- [Given data]:
"""
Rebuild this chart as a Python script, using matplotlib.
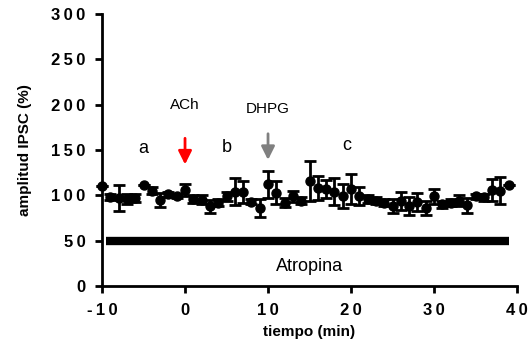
import numpy as np
import matplotlib.pyplot as plt
from matplotlib.ticker import FuncFormatter

plt.rcParams['font.family'] = ['Liberation Sans', 'DejaVu Sans']
plt.rcParams['axes.unicode_minus'] = False

tiempo = np.arange(-10, 40)
amplitud = [110, 98, 97, 96, 97, 111, 105, 95, 101, 99,
            106, 96, 95, 88, 92, 99, 104, 104, 93, 86,
            112, 103, 92, 99, 94, 116, 108, 107, 104, 99,
            107, 99, 96, 94, 92, 88, 94, 88, 93, 86,
            99, 90, 92, 94, 89, 99, 98, 106, 105, 111]
error = [0, 3, 14, 5, 4, 0, 4, 8, 3, 2,
         7, 4, 5, 7, 4, 5, 15, 12, 3, 10,
         15, 13, 5, 6, 4, 22, 13, 10, 15, 13,
         16, 10, 4, 4, 4, 8, 10, 10, 10, 8,
         8, 4, 4, 6, 8, 3, 4, 12, 15, 0]

fig = plt.figure(figsize=(5.3, 3.56), dpi=100)
ax = fig.add_axes([0.1925, 0.1966, 0.783, 0.764])

ax.errorbar(tiempo, amplitud, yerr=error, fmt='o', color='black',
            markersize=6.5, elinewidth=2, capsize=4, capthick=2)

# barra de atropina
ax.plot([-9.5, 39], [50, 50], color='black', linewidth=6, solid_capstyle='butt')
ax.text(15, 22, 'Atropina', ha='center', va='center', fontsize=13)

ax.text(-5, 152, 'a', ha='center', va='center', fontsize=13)
ax.text(5, 153, 'b', ha='center', va='center', fontsize=13)
ax.text(19.5, 155, 'c', ha='center', va='center', fontsize=13)

ax.text(0, 200, 'ACh', ha='center', va='center', fontsize=11)
ax.annotate('', xy=(0, 131), xytext=(0, 166),
            arrowprops=dict(arrowstyle='-|>', color='red', lw=2, mutation_scale=20))
ax.text(10, 195, 'DHPG', ha='center', va='center', fontsize=11)
ax.annotate('', xy=(10, 136), xytext=(10, 171),
            arrowprops=dict(arrowstyle='-|>', color='gray', lw=2, mutation_scale=20))

ax.set_xlim(-10, 40)
ax.set_ylim(0, 300)
ax.set_xticks([-10, 0, 10, 20, 30, 40])
ax.set_yticks([0, 50, 100, 150, 200, 250, 300])
spaced = FuncFormatter(lambda v, p: '\u2009'.join('%d' % v))
ax.xaxis.set_major_formatter(spaced)
ax.yaxis.set_major_formatter(spaced)
ax.spines['top'].set_visible(False)
ax.spines['right'].set_visible(False)
ax.spines['left'].set_linewidth(2)
ax.spines['bottom'].set_linewidth(2)
ax.tick_params(width=2, length=5, labelsize=12, pad=7)
for lab in ax.get_xticklabels() + ax.get_yticklabels():
    lab.set_fontweight('bold')
ax.set_xlabel('tiempo (min)', fontsize=11, fontweight='bold', labelpad=5)
ax.set_ylabel('amplitud IPSC (%)', fontsize=11, fontweight='bold', labelpad=14)
for c in ax.get_children():
    c.set_clip_on(False)

fig.savefig('out.png', dpi=100)
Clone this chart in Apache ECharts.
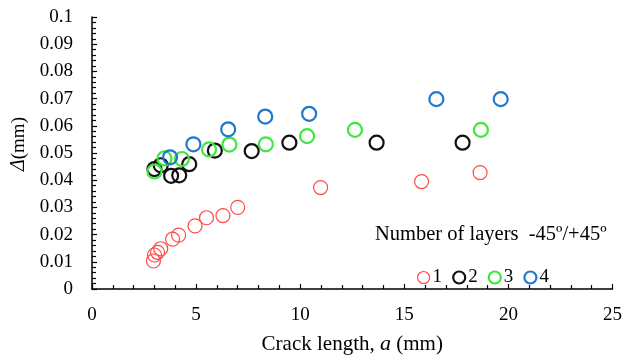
<!DOCTYPE html>
<html>
<head>
<meta charset="utf-8">
<script src="https://cdn.jsdelivr.net/npm/echarts@6/dist/echarts.min.js"></script>
<style>
  html, body { margin: 0; padding: 0; background: #fff; }
  #chart { width: 625px; height: 360px; }
</style>
</head>
<body>
<div id="chart"></div>
<script>
// Crack opening Δ (mm) against crack length a (mm), by number of -45°/+45° layers
const layer1X = [2.95, 3.0, 3.15, 3.3, 3.87, 4.16, 4.95, 5.5, 6.29, 7.0, 10.98, 15.83, 18.64];
const layer1Y = [0.0103, 0.0125, 0.0135, 0.0148, 0.0183, 0.0198, 0.0232, 0.0262, 0.0270, 0.0300, 0.0373, 0.0395, 0.0428];

const layer2X = [3.0, 3.3, 3.8, 4.19, 4.67, 5.9, 7.67, 9.48, 13.67, 17.8];
const layer2Y = [0.0441, 0.0455, 0.0416, 0.0418, 0.0459, 0.0509, 0.0507, 0.0538, 0.0538, 0.0538];

const layer3X = [3.0, 3.48, 4.32, 5.62, 6.6, 8.35, 10.33, 12.63, 18.68];
const layer3Y = [0.0432, 0.0480, 0.0478, 0.0513, 0.0531, 0.0532, 0.0562, 0.0585, 0.0585];

const layer4X = [3.75, 4.87, 6.54, 8.32, 10.43, 16.54, 19.63];
const layer4Y = [0.0484, 0.0532, 0.0587, 0.0634, 0.0644, 0.0698, 0.0698];

const seriesNames = ['1', '2', '3', '4'];
const seriesColors = ['#ff4a4a', '#111111', '#3ee63e', '#1f78cc'];
const seriesLineWidths = [1.2, 2.2, 2.2, 2.2];
const seriesX = [layer1X, layer2X, layer3X, layer4X];
const seriesY = [layer1Y, layer2Y, layer3Y, layer4Y];

const legendTitle = 'Number of layers  -45º/+45º';

const FONT = '"Liberation Serif", "DejaVu Serif", serif';

const chart = echarts.init(document.getElementById('chart'), null, { renderer: 'canvas' });

const series = seriesNames.map((name, i) => ({
  name: name,
  type: 'scatter',
  symbol: 'circle',
  symbolSize: 14,
  itemStyle: {
    color: 'rgba(0,0,0,0)',
    borderColor: seriesColors[i],
    borderWidth: seriesLineWidths[i],
    opacity: 1
  },
  emphasis: { disabled: true },
  data: seriesX[i].map((x, k) => [x, seriesY[i][k]])
}));

chart.setOption({
  animation: false,
  backgroundColor: '#ffffff',
  grid: { left: 92, right: 8, top: 17, bottom: 68, containLabel: false },
  xAxis: {
    type: 'value',
    min: 0, max: 25, interval: 5,
    name: '{n|Crack length, }{i|a}{n| (mm)}',
    nameLocation: 'middle',
    nameGap: 44,
    nameTextStyle: {
      rich: {
        n: { fontFamily: FONT, fontSize: 21, color: '#000' },
        i: { fontFamily: FONT, fontSize: 22, fontStyle: 'italic', color: '#000' }
      }
    },
    axisLine: { show: true, onZero: false, lineStyle: { color: '#000', width: 1.5 } },
    axisTick: { show: true, inside: true, length: 5, lineStyle: { color: '#000', width: 1.2 } },
    minorTick: { show: true, splitNumber: 5, length: 4, lineStyle: { color: '#000', width: 1.2 } },
    splitLine: { show: false },
    axisLabel: { fontFamily: FONT, fontSize: 19, color: '#000', margin: 17 }
  },
  yAxis: {
    type: 'value',
    min: 0, max: 0.1, interval: 0.01,
    axisLine: { show: true, onZero: false, lineStyle: { color: '#000', width: 1.5 } },
    axisTick: { show: true, inside: true, length: 5, lineStyle: { color: '#000', width: 1.2 } },
    minorTick: { show: true, splitNumber: 5, length: 4, lineStyle: { color: '#000', width: 1.2 } },
    splitLine: { show: false },
    axisLabel: {
      fontFamily: FONT, fontSize: 19, color: '#000', margin: 19,
      formatter: v => String(+v.toFixed(3))
    }
  },
  legend: {
    data: seriesNames.map((n, i) => ({
      name: n,
      icon: 'circle',
      itemStyle: { color: 'rgba(0,0,0,0)', borderColor: seriesColors[i], borderWidth: seriesLineWidths[i] }
    })),
    left: 412, top: 263,
    itemWidth: 12, itemHeight: 12, itemGap: 10,
    textStyle: { fontFamily: FONT, fontSize: 19, color: '#000', padding: [0, 0, 0, -2] },
    selectedMode: false
  },
  graphic: [
    {
      type: 'text',
      left: 375, top: 224,
      style: { text: legendTitle, font: '20.5px ' + FONT, fill: '#000' }
    },
    {
      type: 'text',
      x: 19, y: 144,
      rotation: Math.PI / 2,
      style: {
        text: '{d|Δ}{t|(mm)}',
        align: 'center',
        verticalAlign: 'middle',
        rich: {
          d: { fontFamily: FONT, fontSize: 20, fontStyle: 'italic', fill: '#000' },
          t: { fontFamily: FONT, fontSize: 19, fill: '#000' }
        }
      }
    }
  ],
  series: series
});
</script>
</body>
</html>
"""
Emit the lines of the material exactly, from its first line to the line containing "22, 'Atropina', ha='center', va='center', fontsize=13)", inclusive; leave every picture out.

- [Written solution]:
Rebuild this chart as a Python script, using matplotlib.
import numpy as np
import matplotlib.pyplot as plt
from matplotlib.ticker import FuncFormatter

plt.rcParams['font.family'] = ['Liberation Sans', 'DejaVu Sans']
plt.rcParams['axes.unicode_minus'] = False

tiempo = np.arange(-10, 40)
amplitud = [110, 98, 97, 96, 97, 111, 105, 95, 101, 99,
            106, 96, 95, 88, 92, 99, 104, 104, 93, 86,
            112, 103, 92, 99, 94, 116, 108, 107, 104, 99,
            107, 99, 96, 94, 92, 88, 94, 88, 93, 86,
            99, 90, 92, 94, 89, 99, 98, 106, 105, 111]
error = [0, 3, 14, 5, 4, 0, 4, 8, 3, 2,
         7, 4, 5, 7, 4, 5, 15, 12, 3, 10,
         15, 13, 5, 6, 4, 22, 13, 10, 15, 13,
         16, 10, 4, 4, 4, 8, 10, 10, 10, 8,
         8, 4, 4, 6, 8, 3, 4, 12, 15, 0]

fig = plt.figure(figsize=(5.3, 3.56), dpi=100)
ax = fig.add_axes([0.1925, 0.1966, 0.783, 0.764])

ax.errorbar(tiempo, amplitud, yerr=error, fmt='o', color='black',
            markersize=6.5, elinewidth=2, capsize=4, capthick=2)

# barra de atropina
ax.plot([-9.5, 39], [50, 50], color='black', linewidth=6, solid_capstyle='butt')
ax.text(15, 22, 'Atropina', ha='center', va='center', fontsize=13)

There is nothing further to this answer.